"Manchurian Candidate" ARTICHOKE CIA Files - ARTICHOKE was the CIA'S cryptonym for the study and/or use of special interrogation methods that have been known to included hypnosis, drugs and total isolation. It grew out of the Agency's Operation BLACKBIRD and was a forerunner to the Agency's MKULTRA.
Project ARTICHOKE also known as Operation ARTICHOKE was run by the CIA's Office of Scientific Intelligence. The project went deeper into interrogation methods studied in the CIA's Project BLUEBIRD. ARTICHOKE offensive mind control techniques experiments attempted to induce amnesia and highly suggestive states in its subjects. ARTICHOKE focused on the use of hypnosis, forced morphine addiction, forced morphine addiction withdrawal, along with other drugs, chemicals, and techniques.

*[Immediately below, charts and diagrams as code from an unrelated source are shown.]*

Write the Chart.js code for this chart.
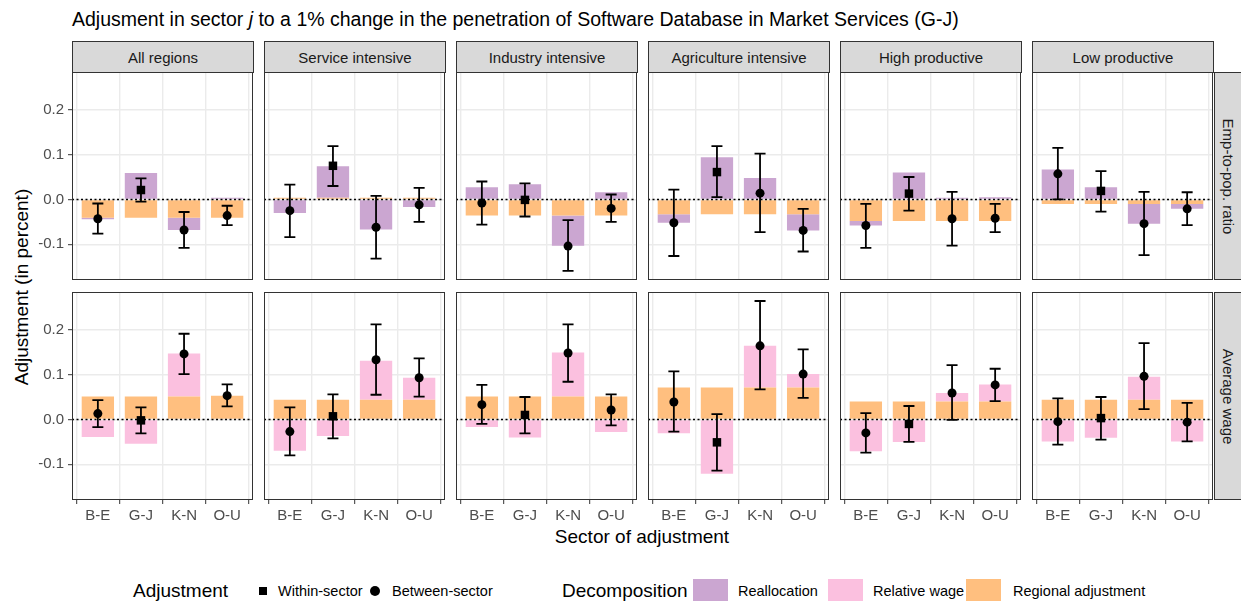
<!DOCTYPE html>
<html>
<head>
<meta charset="utf-8">
<script src="https://cdn.jsdelivr.net/npm/chart.js@4/dist/chart.umd.min.js"></script>
<style>
  body { margin: 0; background: #fff; font-family: "Liberation Sans", Arial, sans-serif; }
  #wrap { position: relative; width: 1241px; height: 601px; overflow: hidden; background: #fff; }
  canvas { position: absolute; }
  .strip { position: absolute; box-sizing: border-box; background: #D9D9D9; border: 1px solid #333;
           color: #1A1A1A; font-size: 15px; display: flex; align-items: center; justify-content: center; white-space: nowrap; }
  .txt { position: absolute; white-space: nowrap; }
  .title { left: 72px; top: 8px; font-size: 19.5px; color: #000; }
  .axtitle { font-size: 19px; color: #000; }
  .leg-title { font-size: 19px; color: #000; top: 580px; }
  .leg-lab { font-size: 14.5px; color: #000; top: 583px; }
  .sw { position: absolute; top: 579px; width: 35px; height: 24px; }
</style>
</head>
<body>
<div id="wrap">
  <div class="txt title">Adjusment in sector <i>j</i> to a 1% change in the penetration of Software Database in Market Services (G-J)</div>
  <div class="txt axtitle" style="left:22px; top:287px; transform:translate(-50%,-50%) rotate(-90deg);">Adjustment (in percent)</div>
  <div class="txt axtitle" style="left:642px; top:537px; transform:translate(-50%,-50%);">Sector of adjustment</div>

  <div class="txt leg-title" style="left:133px;">Adjustment</div>
  <div style="position:absolute; left:259px; top:587px; width:8px; height:8px; background:#000;"></div>
  <div class="txt leg-lab" style="left:278px;">Within-sector</div>
  <div style="position:absolute; left:370px; top:586px; width:10px; height:10px; border-radius:50%; background:#000;"></div>
  <div class="txt leg-lab" style="left:392px;">Between-sector</div>
  <div class="txt leg-title" style="left:562px;">Decomposition</div>
  <div class="sw" style="left:693px; background:#CBA6D1;"></div>
  <div class="txt leg-lab" style="left:738px;">Reallocation</div>
  <div class="sw" style="left:828px; background:#FBC0DF;"></div>
  <div class="txt leg-lab" style="left:873px;">Relative wage</div>
  <div class="sw" style="left:966px; background:#FFBF7F;"></div>
  <div class="txt leg-lab" style="left:1013px;">Regional adjustment</div>
</div>
<script>
const sectors = ['B-E', 'G-J', 'K-N', 'O-U'];
const regions = ['All regions', 'Service intensive', 'Industry intensive', 'Agriculture intensive', 'High productive', 'Low productive'];
const outcomes = ['Emp-to-pop. ratio', 'Average wage'];
const withinSector = 'G-J';
const yTicks = [-0.1, 0.0, 0.1, 0.2];

// Emp-to-pop. ratio: one row per region, one value per sector
const empRegional = [
  [-0.041, -0.041, -0.041, -0.041],
  [0.004, 0.004, 0.004, 0.004],
  [-0.036, -0.036, -0.036, -0.036],
  [-0.033, -0.033, -0.033, -0.033],
  [-0.048, -0.048, -0.048, -0.048],
  [-0.010, -0.010, -0.010, -0.010]
];
const empRealloc = [
  [-0.003, 0.059, -0.027, 0.004],
  [-0.030, 0.070, -0.067, -0.017],
  [0.027, 0.034, -0.067, 0.016],
  [-0.019, 0.094, 0.048, -0.036],
  [-0.010, 0.060, 0.004, 0.005],
  [0.067, 0.027, -0.044, -0.011]
];
const empTotal = [
  [-0.043, 0.021, -0.068, -0.036],
  [-0.025, 0.075, -0.062, -0.012],
  [-0.008, -0.001, -0.104, -0.020],
  [-0.052, 0.061, 0.014, -0.069],
  [-0.058, 0.013, -0.043, -0.042],
  [0.057, 0.019, -0.054, -0.021]
];
const empLow = [
  [-0.076, -0.005, -0.108, -0.057],
  [-0.084, 0.030, -0.132, -0.050],
  [-0.056, -0.038, -0.159, -0.050],
  [-0.126, 0.005, -0.073, -0.116],
  [-0.108, -0.025, -0.103, -0.073],
  [0.000, -0.027, -0.124, -0.057]
];
const empHigh = [
  [-0.009, 0.047, -0.028, -0.014],
  [0.033, 0.119, 0.008, 0.026],
  [0.040, 0.036, -0.046, 0.011],
  [0.022, 0.119, 0.102, -0.021],
  [-0.010, 0.050, 0.017, -0.010],
  [0.115, 0.063, 0.017, 0.016]
];

// Average wage
const wageRegional = [
  [0.051, 0.051, 0.051, 0.053],
  [0.044, 0.044, 0.044, 0.044],
  [0.051, 0.051, 0.051, 0.051],
  [0.071, 0.071, 0.071, 0.071],
  [0.040, 0.040, 0.040, 0.040],
  [0.044, 0.044, 0.044, 0.044]
];
const wageRelWage = [
  [-0.039, -0.054, 0.096, 0.000],
  [-0.070, -0.037, 0.087, 0.049],
  [-0.017, -0.040, 0.098, -0.028],
  [-0.031, -0.121, 0.093, 0.030],
  [-0.071, -0.050, 0.019, 0.038],
  [-0.049, -0.041, 0.051, -0.049]
];
const wageTotal = [
  [0.013, -0.002, 0.146, 0.053],
  [-0.027, 0.007, 0.133, 0.093],
  [0.033, 0.010, 0.148, 0.021],
  [0.039, -0.051, 0.164, 0.101],
  [-0.030, -0.010, 0.059, 0.077],
  [-0.005, 0.003, 0.096, -0.006]
];
const wageLow = [
  [-0.017, -0.031, 0.101, 0.029],
  [-0.080, -0.042, 0.055, 0.051],
  [-0.010, -0.031, 0.084, -0.013],
  [-0.027, -0.114, 0.067, 0.048],
  [-0.074, -0.050, -0.001, 0.041],
  [-0.056, -0.045, 0.023, -0.049]
];
const wageHigh = [
  [0.043, 0.027, 0.191, 0.078],
  [0.027, 0.056, 0.212, 0.136],
  [0.077, 0.050, 0.212, 0.056],
  [0.107, 0.012, 0.264, 0.156],
  [0.014, 0.030, 0.121, 0.113],
  [0.047, 0.050, 0.170, 0.037]
];

const COL_REALLOC = '#CBA6D1';
const COL_RELWAGE = '#FBC0DF';
const COL_REGIONAL = '#FFBF7F';
const FONT = '"Liberation Sans", Arial, sans-serif';

const PANEL_W = 181, PANEL_H = 208, PITCH = 192, LEFT0 = 72;
const ROW_TOPS = [72, 292];
const Y_W = 50, X_H = 28;
const Y_MIN = -0.1795, Y_MAX = 0.284;

const rows = [
  { bars: [[empRegional, COL_REGIONAL], [empRealloc, COL_REALLOC]], total: empTotal, lo: empLow, hi: empHigh },
  { bars: [[wageRegional, COL_REGIONAL], [wageRelWage, COL_RELWAGE]], total: wageTotal, lo: wageLow, hi: wageHigh }
];

// zero line, error bars and panel border, all placed with the chart's own scales
const panelExtras = {
  id: 'panelExtras',
  afterDatasetsDraw(chart, args, opts) {
    const { ctx, chartArea: a, scales: { x, y } } = chart;
    ctx.save();
    const y0 = Math.round(y.getPixelForValue(0)) + 0.5;
    ctx.strokeStyle = '#000';
    ctx.lineWidth = 1.5;
    ctx.setLineDash([2, 2.5]);
    ctx.beginPath();
    ctx.moveTo(a.left, y0);
    ctx.lineTo(a.right, y0);
    ctx.stroke();
    ctx.setLineDash([]);

    ctx.lineWidth = 1.8;
    opts.lo.forEach((lo, j) => {
      const px = x.getPixelForValue(j + 1);
      const top = y.getPixelForValue(opts.hi[j]);
      const bot = y.getPixelForValue(lo);
      ctx.beginPath();
      ctx.moveTo(px, top); ctx.lineTo(px, bot);
      ctx.moveTo(px - 5.5, top); ctx.lineTo(px + 5.5, top);
      ctx.moveTo(px - 5.5, bot); ctx.lineTo(px + 5.5, bot);
      ctx.stroke();
    });
    ctx.restore();
  },
  afterDraw(chart) {
    const { ctx, chartArea: a } = chart;
    ctx.save();
    ctx.strokeStyle = '#333';
    ctx.lineWidth = 1;
    ctx.strokeRect(a.left + 0.5, a.top + 0.5, a.right - a.left - 1, a.bottom - a.top - 1);
    ctx.restore();
  }
};

const wrap = document.getElementById('wrap');

function addStrip(text, left, top, w, h, vertical) {
  const d = document.createElement('div');
  d.className = 'strip';
  d.style.left = left + 'px';
  d.style.top = top + 'px';
  d.style.width = w + 'px';
  d.style.height = h + 'px';
  if (vertical) {
    const s = document.createElement('span');
    s.style.transform = 'rotate(90deg)';
    s.style.display = 'inline-block';
    s.textContent = text;
    d.appendChild(s);
  } else {
    d.textContent = text;
  }
  wrap.appendChild(d);
}

regions.forEach((name, i) => addStrip(name, LEFT0 + PITCH * i, 41, PANEL_W + 1, 32, false));
outcomes.forEach((name, r) => addStrip(name, 1214, ROW_TOPS[r], 30, PANEL_H, true));

rows.forEach((row, r) => {
  regions.forEach((region, i) => {
    const showY = i === 0;
    const showX = r === 1;
    const canvas = document.createElement('canvas');
    const w = PANEL_W + (showY ? Y_W : 0);
    const h = PANEL_H + (showX ? X_H : 0);
    canvas.width = w;
    canvas.height = h;
    canvas.style.left = (LEFT0 + PITCH * i - (showY ? Y_W : 0)) + 'px';
    canvas.style.top = ROW_TOPS[r] + 'px';
    wrap.appendChild(canvas);

    const datasets = row.bars.map(([arr, color]) => ({
      type: 'bar',
      data: sectors.map((s, j) => ({ x: j + 1, y: arr[i][j] })),
      backgroundColor: color,
      borderWidth: 0,
      barPercentage: 0.75,
      categoryPercentage: 1,
      order: 1
    }));
    datasets.push({
      type: 'line',
      data: sectors.map((s, j) => ({ x: j + 1, y: row.total[i][j] })),
      showLine: false,
      pointStyle: sectors.map(s => s === withinSector ? 'rect' : 'circle'),
      pointRadius: sectors.map(s => s === withinSector ? 6 : 4.5),
      pointBackgroundColor: '#000',
      pointBorderWidth: 0,
      order: 0
    });

    new Chart(canvas.getContext('2d'), {
      type: 'bar',
      data: { datasets },
      plugins: [panelExtras],
      options: {
        responsive: false,
        animation: false,
        events: [],
        layout: { padding: 0, autoPadding: false },
        plugins: {
          legend: { display: false },
          tooltip: { enabled: false },
          panelExtras: { lo: row.lo[i], hi: row.hi[i] }
        },
        scales: {
          x: {
            type: 'linear', min: 0.4, max: 4.6, stacked: true, offset: false,
            afterBuildTicks: s => { s.ticks = sectors.map((_, j) => ({ value: j + 1 })); },
            afterFit: s => { s.height = showX ? X_H : 0; s.paddingLeft = 0; s.paddingRight = 0; },
            grid: { color: '#EBEBEB', lineWidth: 1.4, drawTicks: showX, tickLength: 4, tickColor: '#333', tickWidth: 1 },
            border: { display: false },
            ticks: { display: showX, autoSkip: false, maxRotation: 0, padding: 3, color: '#4D4D4D',
                     font: { family: FONT, size: 15 }, callback: v => sectors[v - 1] }
          },
          y: {
            type: 'linear', min: Y_MIN, max: Y_MAX, stacked: true,
            afterBuildTicks: s => { s.ticks = yTicks.map(v => ({ value: v })); },
            afterFit: s => { s.width = showY ? Y_W : 0; s.paddingTop = 0; s.paddingBottom = 0; },
            grid: { color: '#EBEBEB', lineWidth: 1.4, drawTicks: showY, tickLength: 4, tickColor: '#333', tickWidth: 1 },
            border: { display: false },
            ticks: { display: showY, padding: 4, color: '#4D4D4D',
                     font: { family: FONT, size: 15 }, callback: v => v.toFixed(1) }
          }
        }
      }
    });
  });
});
</script>
</body>
</html>
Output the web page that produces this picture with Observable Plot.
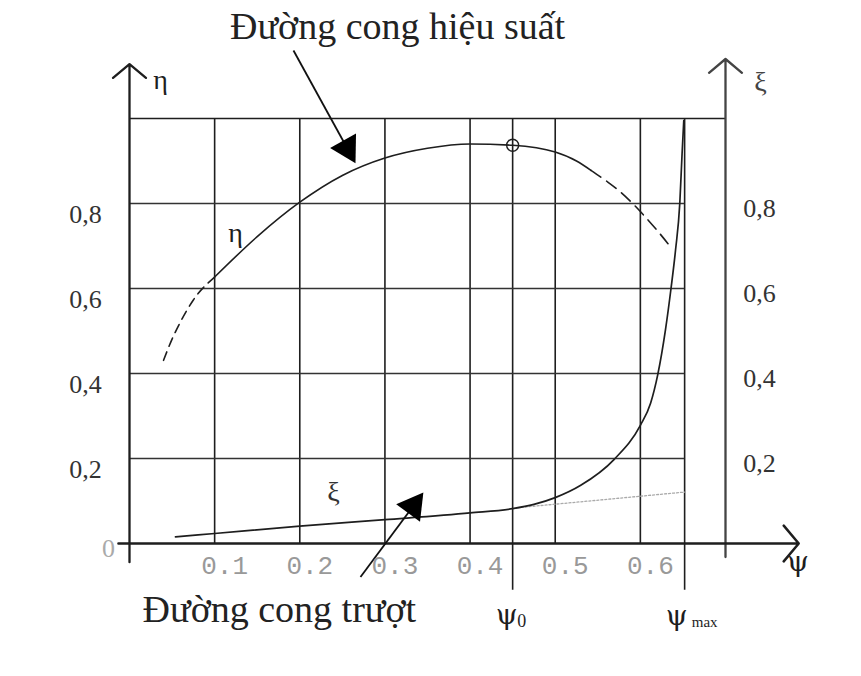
<!DOCTYPE html>
<html>
<head>
<meta charset="utf-8">
<script src="https://cdn.jsdelivr.net/npm/d3@7"></script>
<script src="https://cdn.jsdelivr.net/npm/@observablehq/plot@0.6"></script>
<style>
  body { margin: 0; background: #fff; }
  #title { height: 50px; box-sizing: border-box; padding-left: 230px; font: 38px "Liberation Serif", serif; line-height: 52px; color: #222; white-space: nowrap; }
</style>
</head>
<body>
<div id="title">Đường cong hiệu suất</div>
<div id="chart"></div>
<script>
// ---- grid / ticks ----
const xTicks = [0.1, 0.2, 0.3, 0.4, 0.5, 0.6];
const xTickLabels = ["0.1", "0.2", "0.3", "0.4", "0.5", "0.6"];
const yTicks = [0.2, 0.4, 0.6, 0.8];
const yTickLabels = ["0,2", "0,4", "0,6", "0,8"];
const psi0 = 0.45;
const psiMax = 0.652;

// ---- efficiency curve η(ψ) ----
const etaDashLeftPsi = [0.040, 0.050, 0.060, 0.075, 0.100];
const etaDashLeftVal = [0.431, 0.481, 0.522, 0.573, 0.627];
const etaSolidPsi = [0.1, 0.15, 0.2, 0.25, 0.3, 0.35, 0.4, 0.45, 0.5, 0.525, 0.542];
const etaSolidVal = [0.627, 0.722, 0.803, 0.866, 0.907, 0.930, 0.940, 0.937, 0.921, 0.900, 0.878];
const etaDashRightPsi = [0.542, 0.56, 0.575, 0.59, 0.6, 0.62, 0.637];
const etaDashRightVal = [0.878, 0.853, 0.830, 0.802, 0.781, 0.736, 0.694];

// ---- slip curve ξ(ψ) ----
const xiPsi = [0.054, 0.1, 0.2, 0.3, 0.4, 0.45, 0.475, 0.5, 0.53, 0.569, 0.6, 0.612, 0.6205, 0.6294, 0.636, 0.6413, 0.6463, 0.649, 0.651];
const xiVal = [0.0155, 0.0235, 0.041, 0.056, 0.072, 0.082, 0.092, 0.108, 0.137, 0.1975, 0.278, 0.330, 0.398, 0.5015, 0.600, 0.690, 0.800, 0.917, 0.995];
const xiLinPsi = [0.46, 0.652];
const xiLinVal = [0.085, 0.121];

// ---- annotation arrows (data units) ----
const arrowX1 = [0.1926, 0.2713];
const arrowY1 = [1.160, -0.079];
const arrowX2 = [0.2557, 0.3332];
const arrowY2 = [0.930, 0.0879];
const arrowRot = [151, 36.5];

// ---- labels ----
const captionText = ["Đường cong trượt"];
const captionX = [0.176];
const captionY = [-0.157];

const pts = (xs, ys) => xs.map((x, i) => ({x, y: ys[i]}));
const ink = "#1e1e1e";
const serif = "Liberation Serif, serif";
const greek = "DejaVu Serif, serif";

const chart = Plot.plot({
  width: 861,
  height: 626,
  marginLeft: 129,
  marginRight: 136,
  marginTop: 68,
  marginBottom: 133,
  x: {domain: [0, 0.7], axis: null},
  y: {domain: [0, 1], axis: null},
  style: {background: "white", overflow: "visible"},
  marks: [
    // grid
    Plot.ruleX(xTicks, {x: d => d, y1: 0, y2: 1, stroke: ink, strokeWidth: 1.6}),
    Plot.ruleX([psi0, psiMax], {x: d => d, y1: -0.11, y2: 1, stroke: ink, strokeWidth: 1.6}),
    Plot.ruleY(yTicks, {y: d => d, x1: 0, x2: psiMax, stroke: "#333", strokeWidth: 1.6}),
    Plot.ruleY([1], {y: d => d, x1: 0, x2: 0.7, stroke: ink, strokeWidth: 1.6}),
    // axes with arrows
    Plot.arrow([{x1: 0, y1: -0.044, x2: 0, y2: 1.128}], {x1: "x1", y1: "y1", x2: "x2", y2: "y2", stroke: ink, strokeWidth: 2.3, headAngle: 100, headLength: 14}),
    Plot.arrow([{x1: 0.7, y1: -0.032, x2: 0.7, y2: 1.14}], {x1: "x1", y1: "y1", x2: "x2", y2: "y2", stroke: "#444", strokeWidth: 2.3, headAngle: 100, headLength: 14}),
    Plot.arrow([{x1: -0.013, y1: 0, x2: 0.786, y2: 0}], {x1: "x1", y1: "y1", x2: "x2", y2: "y2", stroke: ink, strokeWidth: 2.5, headAngle: 100, headLength: 14}),
    // slip curve extension (dotted)
    Plot.line(pts(xiLinPsi, xiLinVal), {x: "x", y: "y", stroke: "#aaa", strokeWidth: 1.3, strokeDasharray: "2,2"}),
    // slip curve
    Plot.line(pts(xiPsi, xiVal), {x: "x", y: "y", stroke: ink, strokeWidth: 1.7, curve: "monotone-x"}),
    // efficiency curve
    Plot.line(pts(etaDashLeftPsi, etaDashLeftVal), {x: "x", y: "y", stroke: ink, strokeWidth: 1.6, curve: "monotone-x", strokeDasharray: "9,6"}),
    Plot.line(pts(etaSolidPsi, etaSolidVal), {x: "x", y: "y", stroke: ink, strokeWidth: 1.6, curve: "monotone-x"}),
    Plot.line(pts(etaDashRightPsi, etaDashRightVal), {x: "x", y: "y", stroke: ink, strokeWidth: 1.6, curve: "monotone-x", strokeDasharray: "12,7"}),
    // optimum point
    Plot.dot([{x: psi0, y: 0.937}], {x: "x", y: "y", r: 6, stroke: ink, strokeWidth: 1.4, fill: "none"}),
    // annotation arrows
    Plot.link(arrowX1.map((d, i) => i), {x1: i => arrowX1[i], y1: i => arrowY1[i], x2: i => arrowX2[i], y2: i => arrowY2[i], stroke: "#111", strokeWidth: 1.8}),
    Plot.dot(arrowX2.map((d, i) => i), {x: i => arrowX2[i], y: i => arrowY2[i], symbol: "triangle", r: 11, rotate: i => arrowRot[i], fill: "#000", stroke: "none"}),
    // tick labels
    Plot.text(yTicks, {x: 0, y: d => d, text: (d, i) => yTickLabels[i], dx: -44, dy: 11, fontFamily: serif, fontSize: 26, fill: "#333"}),
    Plot.text([0], {x: 0, y: 0, text: ["0"], dx: -21, dy: 5, fontFamily: serif, fontSize: 26, fill: "#aaa"}),
    Plot.text(yTicks, {x: 0.7, y: d => d, text: (d, i) => yTickLabels[i], dx: 34, dy: 5, fontFamily: serif, fontSize: 26, fill: "#333"}),
    Plot.text(xTicks, {x: d => d, y: 0, text: (d, i) => xTickLabels[i], dx: 10, dy: 22, fontFamily: "Liberation Mono, monospace", fontSize: 26, fill: "#999"}),
    // axis / curve labels
    Plot.text([0], {x: 0, y: 1, text: ["η"], dx: 31, dy: -38, fontFamily: serif, fontSize: 28, fill: ink}),
    Plot.text([0], {x: 0.7, y: 1, text: ["ξ"], dx: 35, dy: -36, fontFamily: serif, fontSize: 28, fill: "#444"}),
    Plot.text([0], {x: 0.785, y: 0, text: ["ψ"], dy: 19, fontFamily: greek, fontSize: 28, fill: ink}),
    Plot.text([0], {x: 0.1245, y: 0.73, text: ["η"], fontFamily: serif, fontSize: 28, fill: ink}),
    Plot.text([0], {x: 0.2396, y: 0.1206, text: ["ξ"], fontFamily: serif, fontSize: 28, fill: "#333"}),
    Plot.text([0], {x: psi0, y: 0, text: ["ψ"], dx: -6, dy: 72, fontFamily: greek, fontSize: 28, fill: ink}),
    Plot.text([0], {x: psi0, y: 0, text: ["0"], dx: 9, dy: 78, fontFamily: serif, fontSize: 18, fill: ink}),
    Plot.text([0], {x: psiMax, y: 0, text: ["ψ"], dx: -8, dy: 73, fontFamily: greek, fontSize: 28, fill: ink}),
    Plot.text([0], {x: psiMax, y: 0, text: ["max"], dx: 20, dy: 79, fontFamily: serif, fontSize: 15, fill: ink}),
    Plot.text(captionText, {x: (d, i) => captionX[i], y: (d, i) => captionY[i], text: d => d, fontFamily: serif, fontSize: 38, fill: "#222"})
  ]
});
document.getElementById("chart").appendChild(chart);
</script>
</body>
</html>
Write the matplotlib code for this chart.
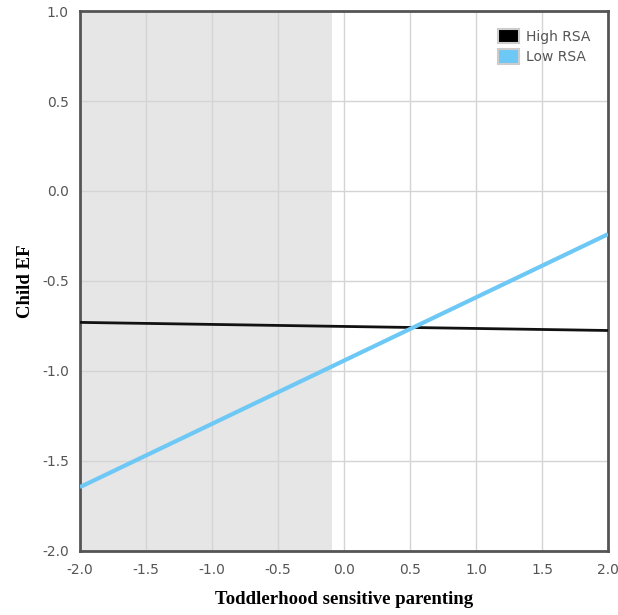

The main focus of the program was summarized in a January 1952 CIA memo, "Can we get control of an individual to the point where he will do our bidding against his will and even against fundamental laws of nature, such as self-preservation?"
One program experiment attempted to see if it was possible to produce a "Manchurian Candidate." In Richard Condon’s 1959 novel "The Manchurian Candidate" an American soldier, who has been placed into a hypnotic state by Communist forces, returns home to assassinate on command. Five years earlier the CIA considered the possibility. A January 1954 CIA report asks the question, “Can an individual of [redacted] descent be made to perform an act of attempted assassination involuntarily under the influence of ARTICHOKE?”